Typical dataset composition

The well-known Pile dataset (approximately 800GB) provides a reference for how training data is distributed across sources. Here's a breakdown of its composition:

Common Crawl (filtered)52%
Web archives & books16%
GitHub & code repos10%
Wikipedia4%
Academic papers (arXiv, PubMed)8%
Other curated sources10%

Note: Exact proportions vary by model and training objective, but Common Crawl typically dominates by volume.

What raw Common Crawl data looks like

Common Crawl doesn't give you clean paragraphs ready for training—it gives you raw HTML mirrors of web pages. Here's what a crawled news article might actually contain before processing:

<nav> Homepage | About Us | Advertising </nav> <div class="ads"> Click to claim your $999 gift package! </div> <script> var x = 10; ... </script> <p> Beijing time, January 5th, the latest research shows ... </p> <div class="sidebar"> Recommended articles ... </div> <div class="footer"> Copyright © 2026 XXX Company </div>

Why is this "dirty"?

  • Noise: Navigation bars, footers, ads, and sidebars add no training value
  • Garbled text: Encoding errors and special escape characters create nonsense strings
  • Low quality: Auto-generated spam, duplicate mirror sites, and inappropriate content

The filtering pipeline's job is to extract only that middle paragraph—the actual human-written content—while discarding everything else. At billions of pages, this requires automated classifiers and heuristic rules working in concert.

From HTML to training tokens

After filtering and cleaning, the data pipeline converts messy HTML into a standardized format. The most common intermediate format is JSONL (JSON Lines), where each line represents one clean document:

{"text": "Beijing time, January 5th, the latest research shows...", "source": "common_crawl", "date": "2026-01-05"} {"text": "Python is a widely used programming language...", "source": "github_readme", "date": "2025-12-20"}

Pre-training transformation:

  • Tokenization: Convert clean text into numerical token sequences using BPE, WordPiece, or SentencePiece
  • Packing: Concatenate multiple documents end-to-end with special separator tokens to maximize GPU efficiency
  • Binary conversion: Transform token sequences into .bin or .idx files for fast streaming during training

The final training data is optimized for one thing: keeping GPUs fed with a continuous stream of tokens at maximum throughput. Every stage of the pipeline—from crawling to filtering to tokenization—exists to support efficient, high-quality model training at scale.

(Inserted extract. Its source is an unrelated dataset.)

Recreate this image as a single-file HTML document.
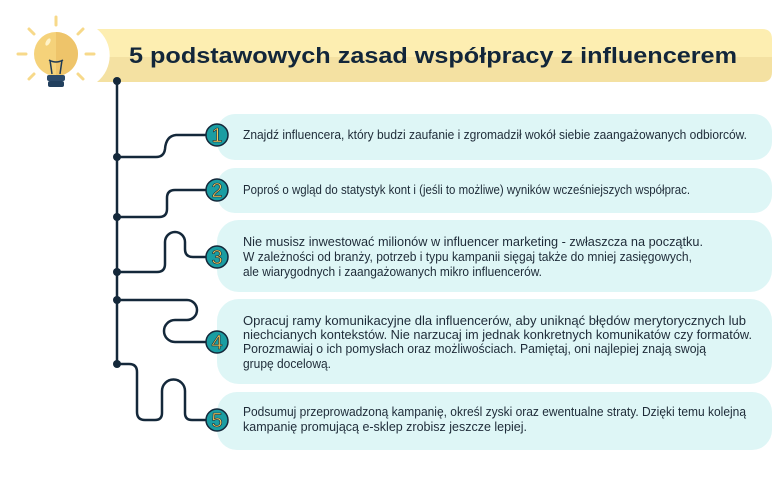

Key takeaways for practitioners

Data diversity matters

Models need exposure to varied writing styles, domains, and formats. Over-indexing on one source creates capability gaps and biases.

Quality over raw volume

Aggressive filtering reduces data by 80-90%, but the remaining high-quality subset trains better models than using everything.

Deduplication is critical

The internet is full of duplicate content. Deduplication prevents models from memorizing repeated text and improves generalization.

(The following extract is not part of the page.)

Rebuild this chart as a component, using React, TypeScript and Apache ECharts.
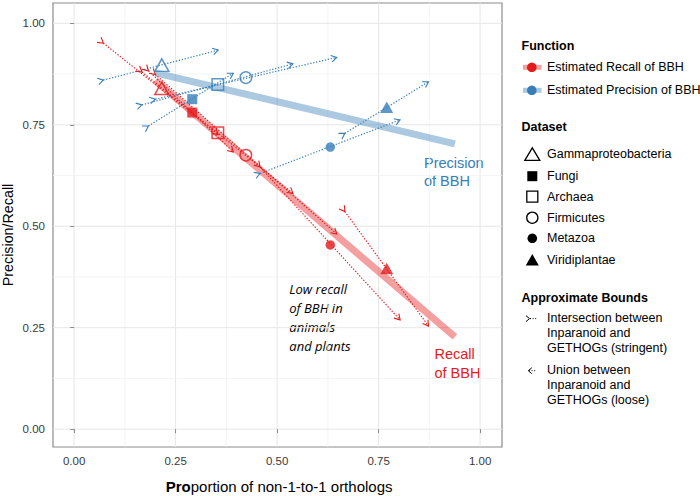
import React, { useEffect, useRef } from 'react';
import * as echarts from 'echarts';

// ---------- data ----------
const datasets = ['Gammaproteobacteria', 'Fungi', 'Archaea', 'Firmicutes', 'Metazoa', 'Viridiplantae'];
const proportion = [0.216, 0.291, 0.354, 0.423, 0.631, 0.770];
const precision = [0.897, 0.813, 0.849, 0.866, 0.695, 0.793];
const recall = [0.840, 0.780, 0.730, 0.675, 0.454, 0.396];

// approximate bounds (intersection / union) – x positions shared by both functions
const boundLowX = [0.072, 0.183, 0.167, 0.200, 0.458, 0.667];
const boundHighX = [0.355, 0.392, 0.539, 0.647, 0.803, 0.873];
const precisionLow = [0.860, 0.747, 0.799, 0.813, 0.630, 0.729];
const precisionHigh = [0.934, 0.877, 0.900, 0.916, 0.762, 0.856];
const recallLow = [0.951, 0.883, 0.880, 0.874, 0.646, 0.536];
const recallHigh = [0.726, 0.683, 0.581, 0.481, 0.269, 0.254];

// fitted trend lines
const fitX = [0.2, 0.938];
const precisionFitY = [0.878, 0.703];
const recallFitY = [0.859, 0.2275];

// axis ticks
const majorTicks = [0, 0.25, 0.5, 0.75, 1];
const minorTicks = [0.125, 0.375, 0.625, 0.875];

// ---------- styles ----------
const RED = '#E41A1C';
const BLUE = '#377EB8';
const RED_FIT = 'rgba(228,26,28,0.42)';
const BLUE_FIT = 'rgba(55,126,184,0.42)';
const FONT = '"Liberation Sans", Arial, Helvetica, sans-serif';

const shapes = ['triangle', 'rect', 'rect', 'circle', 'circle', 'triangle'];
const filled = [false, true, false, false, true, true];
const sizes: any[] = [[14, 12.5], 10, 11.5, 11.5, 9.5, [13, 11.5]];

function chevron(px: number, py: number, dx: number, dy: number, a = 5.5, b = 3.3) {
  const nx = -dy, ny = dx;
  return [
    [px - a * dx + b * nx, py - a * dy + b * ny],
    [px, py],
    [px - a * dx - b * nx, py - a * dy - b * ny],
  ];
}

function segRender(color: string) {
  return (params: any, api: any) => {
    const p1 = api.coord([api.value(0), api.value(1)]);
    const p2 = api.coord([api.value(2), api.value(3)]);
    const len = Math.hypot(p2[0] - p1[0], p2[1] - p1[1]) || 1;
    const dx = (p2[0] - p1[0]) / len, dy = (p2[1] - p1[1]) / len;
    return {
      type: 'group',
      children: [
        {
          type: 'line',
          shape: { x1: p1[0], y1: p1[1], x2: p2[0], y2: p2[1] },
          style: { stroke: color, lineWidth: 1.2, lineDash: [1.3, 1.7], fill: null },
        },
        {
          type: 'polyline',
          shape: { points: chevron(p1[0], p1[1], dx, dy) },
          style: { stroke: color, lineWidth: 1.1, fill: null },
        },
        {
          type: 'polyline',
          shape: { points: chevron(p2[0], p2[1], dx, dy) },
          style: { stroke: color, lineWidth: 1.1, fill: null },
        },
      ],
    };
  };
}

function pointData(values: number[], color: string) {
  return datasets.map((name, i) => ({
    name,
    value: [proportion[i], values[i]],
    symbol: shapes[i],
    symbolSize: sizes[i],
    itemStyle: filled[i]
      ? { color, borderWidth: 0 }
      : { color: 'rgba(0,0,0,0)', borderColor: color, borderWidth: 1.5 },
  }));
}

function txt(text: string, x: number, y: number, extra: any = {}) {
  return {
    type: 'text',
    x,
    y,
    silent: true,
    style: {
      text,
      fontFamily: FONT,
      fontSize: 12.5,
      fill: '#000',
      align: 'left',
      verticalAlign: 'middle',
      ...extra,
    },
  };
}

function legendGraphics() {
  const g: any[] = [];
  const lx = 521.5;
  const sx = 532.3;
  const tx = 547;
  g.push(txt('Function', lx, 46, { fontWeight: 'bold' }));
  // function keys
  [[67.3, RED, RED_FIT, 'Estimated Recall of BBH'], [90.3, BLUE, BLUE_FIT, 'Estimated Precision of BBH']].forEach(
    ([y, c, cf, label]: any) => {
      g.push({ type: 'line', shape: { x1: 523, y1: y, x2: 541.5, y2: y }, style: { stroke: cf, lineWidth: 5 } });
      g.push({ type: 'circle', shape: { cx: sx - 0.5, cy: y, r: 4.8 }, style: { fill: c } });
      g.push(txt(label, tx, y));
    }
  );
  g.push(txt('Dataset', lx, 126.7, { fontWeight: 'bold' }));
  const ys = [154.3, 176.2, 196.7, 217.7, 238.3, 260];
  // open triangle
  g.push({
    type: 'polygon',
    shape: { points: [[sx - 7.5, ys[0] + 6], [sx + 7.5, ys[0] + 6], [sx, ys[0] - 6.5]] },
    style: { fill: null, stroke: '#000', lineWidth: 1.3 },
  });
  // filled square
  g.push({ type: 'rect', shape: { x: sx - 5, y: ys[1] - 5, width: 10, height: 10 }, style: { fill: '#000' } });
  // open square
  g.push({ type: 'rect', shape: { x: sx - 5.5, y: ys[2] - 5.5, width: 11, height: 11 }, style: { fill: null, stroke: '#000', lineWidth: 1.3 } });
  // open circle
  g.push({ type: 'circle', shape: { cx: sx, cy: ys[3], r: 5.6 }, style: { fill: null, stroke: '#000', lineWidth: 1.3 } });
  // filled circle
  g.push({ type: 'circle', shape: { cx: sx, cy: ys[4], r: 4.8 }, style: { fill: '#000' } });
  // filled triangle
  g.push({
    type: 'polygon',
    shape: { points: [[sx - 6.5, ys[5] + 5.5], [sx + 6.5, ys[5] + 5.5], [sx, ys[5] - 6]] },
    style: { fill: '#000' },
  });
  datasets.forEach((d, i) => g.push(txt(d, tx, ys[i])));

  g.push(txt('Approximate Bounds', lx, 298.3, { fontWeight: 'bold' }));
  // intersection key: chevron pointing right at the start of dotted line
  const iy = 318.6;
  g.push({ type: 'polyline', shape: { points: chevron(529.5, iy, 1, 0, 3.5, 3) }, style: { stroke: '#000', lineWidth: 1, fill: null } });
  g.push({ type: 'line', shape: { x1: 530, y1: iy, x2: 537, y2: iy }, style: { stroke: '#000', lineWidth: 1, lineDash: [1, 1.6] } });
  ['Intersection between', 'Inparanoid and', 'GETHOGs (stringent)'].forEach((t, i) => g.push(txt(t, tx, 318.3 + i * 15)));
  // union key: chevron pointing left
  const uy = 370.7;
  g.push({ type: 'polyline', shape: { points: chevron(528.3, uy, -1, 0, 3.5, 3) }, style: { stroke: '#000', lineWidth: 1, fill: null } });
  g.push({ type: 'line', shape: { x1: 529, y1: uy, x2: 536, y2: uy }, style: { stroke: '#000', lineWidth: 1, lineDash: [1, 1.6] } });
  ['Union between', 'Inparanoid and', 'GETHOGs (loose)'].forEach((t, i) => g.push(txt(t, tx, 370.3 + i * 15)));
  return g;
}

function annotationGraphics() {
  const g: any[] = [];
  g.push(txt('Precision', 424, 162.7, { fill: BLUE, fontSize: 14.5 }));
  g.push(txt('of BBH', 424, 181.2, { fill: BLUE, fontSize: 14.5 }));
  g.push(txt('Recall', 434.5, 354.3, { fill: RED, fontSize: 14.5 }));
  g.push(txt('of BBH', 434.5, 373, { fill: RED, fontSize: 14.5 }));
  ['Low recall', 'of BBH in', 'animals', 'and plants'].forEach((t, i) =>
    g.push(txt(t, 289.3, 289.3 + i * 18.9, { fontSize: 13, fontStyle: 'italic', fontFamily: '"Open Sans", sans-serif' }))
  );
  // axis titles
  g.push({
    type: 'text',
    x: 165.7,
    y: 486.7,
    silent: true,
    style: {
      text: '{b|Pro}{n|portion of non-1-to-1 orthologs}',
      align: 'left',
      verticalAlign: 'middle',
      rich: {
        b: { fontFamily: FONT, fontSize: 15, fontWeight: 'bold', fill: '#000' },
        n: { fontFamily: FONT, fontSize: 15, fill: '#000' },
      },
    },
  });
  g.push({
    type: 'text',
    x: 7.5,
    y: 235,
    rotation: Math.PI / 2,
    silent: true,
    style: { text: 'Precision/Recall', fontFamily: FONT, fontSize: 14.3, fill: '#000', align: 'center', verticalAlign: 'middle' },
  });
  return g;
}

function gridRender(vertical: boolean) {
  return (params: any, api: any) => {
    const cs = params.coordSys;
    const v = api.value(0);
    const major = api.value(1) === 1;
    const style = { stroke: major ? '#e6e6e6' : '#f1f1f1', lineWidth: major ? 1 : 0.8 };
    if (vertical) {
      const x = api.coord([v, 0])[0];
      return { type: 'line', shape: { x1: x, y1: cs.y, x2: x, y2: cs.y + cs.height }, style };
    }
    const y = api.coord([0, v])[1];
    return { type: 'line', shape: { x1: cs.x, y1: y, x2: cs.x + cs.width, y2: y }, style };
  };
}

export default function App() {
  const ref = useRef<HTMLDivElement>(null);
  useEffect(() => {
    if (!ref.current) return;
    const chart = echarts.init(ref.current, null, { renderer: 'svg' });
    const gridData = [...majorTicks.map((v) => [v, 1]), ...minorTicks.map((v) => [v, 0])];
    const axisCommon = {
      type: 'value',
      splitLine: { show: false },
      axisLine: { show: false },
      axisTick: { show: true, customValues: majorTicks, length: 4, lineStyle: { color: '#8c8c8c', width: 1 } },
      axisLabel: {
        customValues: majorTicks,
        formatter: (v: number) => v.toFixed(2),
        color: '#3a3a3a',
        fontSize: 11.5,
        fontFamily: FONT,
        margin: 8,
      },
    };
    chart.setOption({
      animation: false,
      backgroundColor: '#fff',
      grid: { left: 53, right: 198, top: 3, bottom: 49, show: true, borderColor: '#8c8c8c', borderWidth: 1.2, backgroundColor: 'transparent' },
      xAxis: { ...axisCommon, min: -0.052, max: 1.054 },
      yAxis: { ...axisCommon, min: -0.044, max: 1.05 },
      series: [
        { type: 'custom', silent: true, z: 0, data: gridData, encode: { x: 0 }, renderItem: gridRender(true) },
        { type: 'custom', silent: true, z: 0, data: gridData, encode: { y: 0 }, renderItem: gridRender(false) },
        {
          type: 'line', z: 1, symbol: 'none', silent: true,
          data: fitX.map((x, i) => [x, precisionFitY[i]]),
          lineStyle: { color: BLUE_FIT, width: 7, cap: 'butt' },
        },
        {
          type: 'line', z: 1, symbol: 'none', silent: true,
          data: fitX.map((x, i) => [x, recallFitY[i]]),
          lineStyle: { color: RED_FIT, width: 7, cap: 'butt' },
        },
        {
          type: 'custom', z: 2, silent: true,
          data: datasets.map((_, i) => [boundLowX[i], precisionLow[i], boundHighX[i], precisionHigh[i]]),
          encode: { x: [0, 2], y: [1, 3] },
          renderItem: segRender(BLUE),
        },
        {
          type: 'custom', z: 2, silent: true,
          data: datasets.map((_, i) => [boundLowX[i], recallLow[i], boundHighX[i], recallHigh[i]]),
          encode: { x: [0, 2], y: [1, 3] },
          renderItem: segRender(RED),
        },
        { type: 'scatter', z: 3, name: 'Estimated Precision of BBH', data: pointData(precision, BLUE) },
        { type: 'scatter', z: 3, name: 'Estimated Recall of BBH', data: pointData(recall, RED) },
      ],
      graphic: [...legendGraphics(), ...annotationGraphics()],
    });
    return () => chart.dispose();
  }, []);
  return <div ref={ref} style={{ position: 'fixed', left: 0, top: 0, width: 700, height: 496 }} />;
}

Synthetic data is inevitable

As high-quality human data becomes scarce, carefully generated synthetic data will become essential for continued model improvement.

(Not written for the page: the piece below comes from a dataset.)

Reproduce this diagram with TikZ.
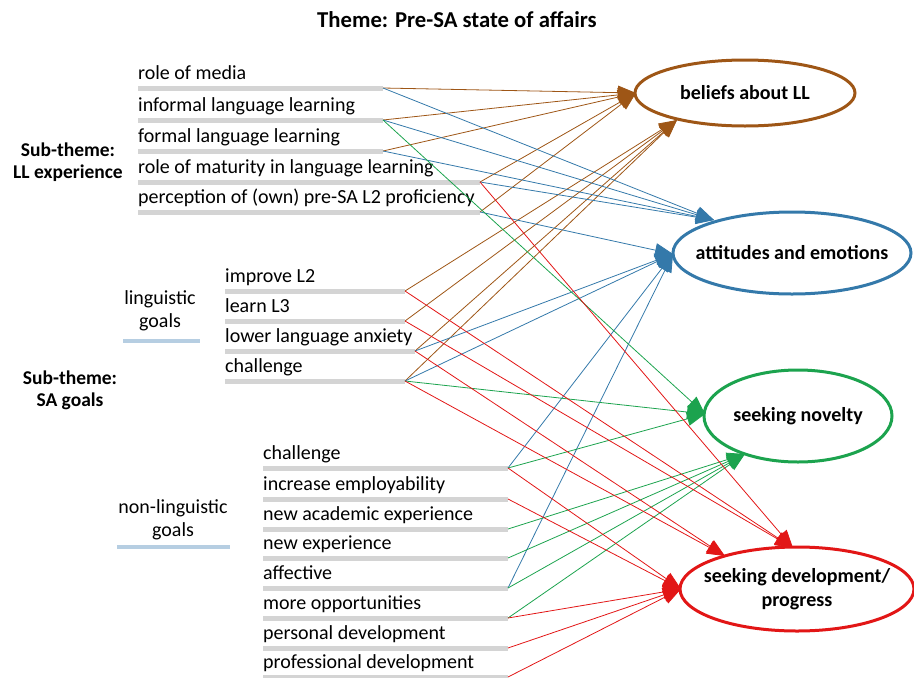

The data pipeline is the model

In many ways, building a capable language model is more about data engineering than it is about model architecture. Transformers are well-understood and widely available. What separates GPT-4 from a mediocre open-source model isn't primarily the neural network—it's the quality, diversity, and scale of the training data.

Teams building custom models or fine-tuning existing ones should invest heavily in their data pipelines. This means robust filtering, careful deduplication, thoughtful source selection, and continuous quality monitoring. The model will only be as good as the data you feed it.

As we move forward, expect training data strategies to evolve rapidly. The easy gains from scraping the public internet are largely exhausted. The next generation of models will likely blend web crawls, licensed content, synthetic generation, and domain-specific corpora in increasingly sophisticated ways. Understanding these data sources and processing pipelines is essential for anyone working seriously with language models.